The Future: How Regional Patterns Are Shifting

One last thing: this landscape is not frozen.

Trends I’ve seen recently:

  • More programs clustering invites into sharp waves rather than slow drips
  • Slightly earlier movement overall in some regions as virtual interviews make scheduling easier
  • Some high-demand regions (especially West Coast) leaning into even more selectivity up front, with fewer “courtesy” interviews

What that means for you:

  • Tracking by region isn’t optional; it’s your early-warning system.
  • The applicant who calmly logs patterns from August and adjusts in late September always beats the one who wakes up in late October and suddenly realizes they’re at 2 invites.

FAQ

1. If I have 6–8 interviews but they’re all in one region, should I be worried?
No, not really. You match in one program, not one region. Six to eight solid interviews in a core specialty is usually enough to match, even if they’re all in, say, the Midwest. Would it be nice to diversify? Sure. But at that point, I’d focus on preparing well rather than panicking about geography. The exception is if they’re all extremely competitive academic programs and your application is borderline for that tier—then I’d be a bit more cautious.

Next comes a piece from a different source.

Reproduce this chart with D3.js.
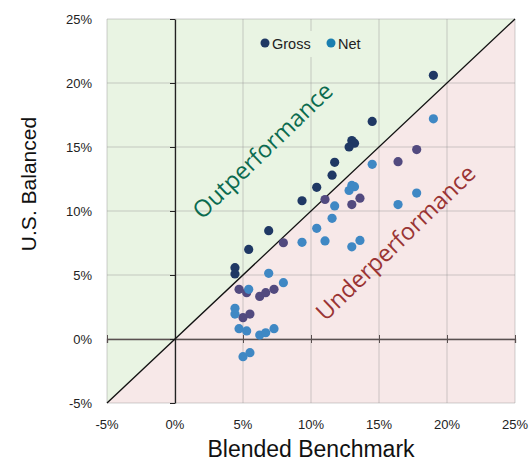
<!DOCTYPE html>
<html><head><meta charset="utf-8">
<script src="https://cdn.jsdelivr.net/npm/d3@7"></script>
<style>body{margin:0;background:#fff;} text{font-family:"Liberation Sans",Arial,sans-serif;}</style>
</head><body>
<svg id="c" width="531" height="463"></svg>
<script>
const benchmark = [19.0, 14.5, 13.0, 13.2, 12.8, 11.74, 11.55, 10.42, 9.34, 6.89, 5.42, 4.41, 4.41, 17.77, 16.4, 11.03, 13.6, 13.0, 7.97, 4.71, 5.27, 6.23, 6.67, 7.28, 5.0, 5.51];
const gross = [20.6, 17.0, 15.5, 15.3, 15.0, 13.8, 12.8, 11.85, 10.8, 8.46, 7.0, 5.57, 5.08, 14.8, 13.85, 10.9, 11.0, 10.5, 7.52, 3.88, 3.62, 3.33, 3.62, 3.88, 1.67, 1.95];
const net = [17.2, 13.65, 12.0, 11.9, 11.6, 10.4, 9.43, 8.65, 7.55, 5.13, 3.88, 2.4, 1.95, 11.4, 10.5, 7.66, 7.7, 7.2, 4.4, 0.81, 0.63, 0.31, 0.49, 0.81, -1.38, -1.07];
const ticks = [-5, 0, 5, 10, 15, 20, 25];
const seriesNames = ["Gross", "Net"];

const svg = d3.select("#c");
const x = d3.scaleLinear().domain([-5, 25]).range([107, 515]);
const y = d3.scaleLinear().domain([-5, 25]).range([403, 19]);
const [x0, x1] = x.range(), [y0, y1] = y.range();

// regions
svg.append("polygon").attr("points", [[x0,y1],[x0,y0],[x1,y1]].join(" ")).attr("fill", "#e9f4e3");
svg.append("polygon").attr("points", [[x0,y0],[x1,y0],[x1,y1]].join(" ")).attr("fill", "#f7e8e8");

// grid
const g = svg.append("g");
ticks.forEach(t => {
  g.append("line").attr("x1", x(t)).attr("x2", x(t)).attr("y1", y1).attr("y2", y0)
    .attr("stroke", "rgba(150,150,150,0.3)").attr("stroke-width", 1.5);
  g.append("line").attr("y1", y(t)).attr("y2", y(t)).attr("x1", x0).attr("x2", x1)
    .attr("stroke", "rgba(150,150,150,0.3)").attr("stroke-width", 1.5);
});

// axes at zero
const xa = svg.append("g").attr("transform", `translate(0,${y(0)})`)
  .call(d3.axisBottom(x).tickValues(ticks).tickSize(4).tickFormat(""));
xa.select(".domain").attr("stroke", "#5a5050").attr("stroke-width", 1.3);
xa.selectAll(".tick line").attr("stroke", "#5a5050").attr("y1", -4).attr("y2", 4);
const ya = svg.append("g").attr("transform", `translate(${x(0)},0)`)
  .call(d3.axisLeft(y).tickValues(ticks).tickSize(5).tickFormat("").tickSizeOuter(0));
ya.select(".domain").attr("stroke", "#222").attr("stroke-width", 1.3);
ya.selectAll(".tick line").attr("stroke", "#222");

// tick labels
ticks.forEach(t => {
  svg.append("text").attr("x", x(t)).attr("y", 429).attr("text-anchor", "middle")
    .attr("font-size", 13).attr("fill", "#222").text(t + "%");
  svg.append("text").attr("x", 92).attr("y", y(t) + 5).attr("text-anchor", "end")
    .attr("font-size", 13).attr("fill", "#222").text(t + "%");
});

// diagonal
svg.append("line").attr("x1", x(-5)).attr("y1", y(-5)).attr("x2", x(25)).attr("y2", y(25))
  .attr("stroke", "#111").attr("stroke-width", 1.3);

// region labels
svg.append("text").attr("transform", `translate(264,152) rotate(-44)`).attr("text-anchor", "middle")
  .attr("dominant-baseline", "middle").attr("font-size", 23.5).style("font-family", "'Open Sans', sans-serif")
  .attr("fill", "#0b6b4f").text("Outperformance");
svg.append("text").attr("transform", `translate(397,244) rotate(-44)`).attr("text-anchor", "middle")
  .attr("dominant-baseline", "middle").attr("font-size", 23.5).style("font-family", "'Open Sans', sans-serif")
  .attr("fill", "#9a3434").text("Underperformance");

// points
const data = benchmark.map((b, i) => ({b, g: gross[i], n: net[i]}));
const grossColor = d => d.g >= d.b ? "#1f3864" : "#524a7f";
svg.append("g").selectAll("circle").data(data).join("circle")
  .attr("cx", d => x(d.b)).attr("cy", d => y(d.g)).attr("r", 4.6).attr("fill", grossColor);
svg.append("g").selectAll("circle").data(data).join("circle")
  .attr("cx", d => x(d.b)).attr("cy", d => y(d.n)).attr("r", 4.6).attr("fill", "#3f88c4");

// legend
svg.append("rect").attr("x", 257).attr("y", 31).attr("width", 112).attr("height", 26).attr("fill", "#e9f4e3");
const legColors = ["#1f3864", "#1a7fb0"];
const legX = [265, 331];
seriesNames.forEach((s, i) => {
  svg.append("circle").attr("cx", legX[i]).attr("cy", 43).attr("r", 4.5).attr("fill", legColors[i]);
  svg.append("text").attr("x", legX[i] + 7).attr("y", 48.5).attr("font-size", 14.5).attr("fill", "#222").text(s);
});

// axis titles
svg.append("text").attr("x", 311).attr("y", 457).attr("text-anchor", "middle").attr("font-size", 23).attr("fill", "#111").text("Blended Benchmark");
svg.append("text").attr("transform", "translate(36,184) rotate(-90)").attr("text-anchor", "middle").attr("font-size", 21).attr("fill", "#111").text("U.S. Balanced");
</script>
</body></html>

2. Should I ever cancel early interviews to “wait for better regions” like West or Northeast?
Not in August–October. That move is how people end up under-interviewed and scrambling in January. Until you’re sitting on a comfortable number of interviews (think double digits for most people), you treat every reasonable program as potentially your future home. You can get picky later if you’re clearly oversubscribed, not when invites are still uncertain and highly regional.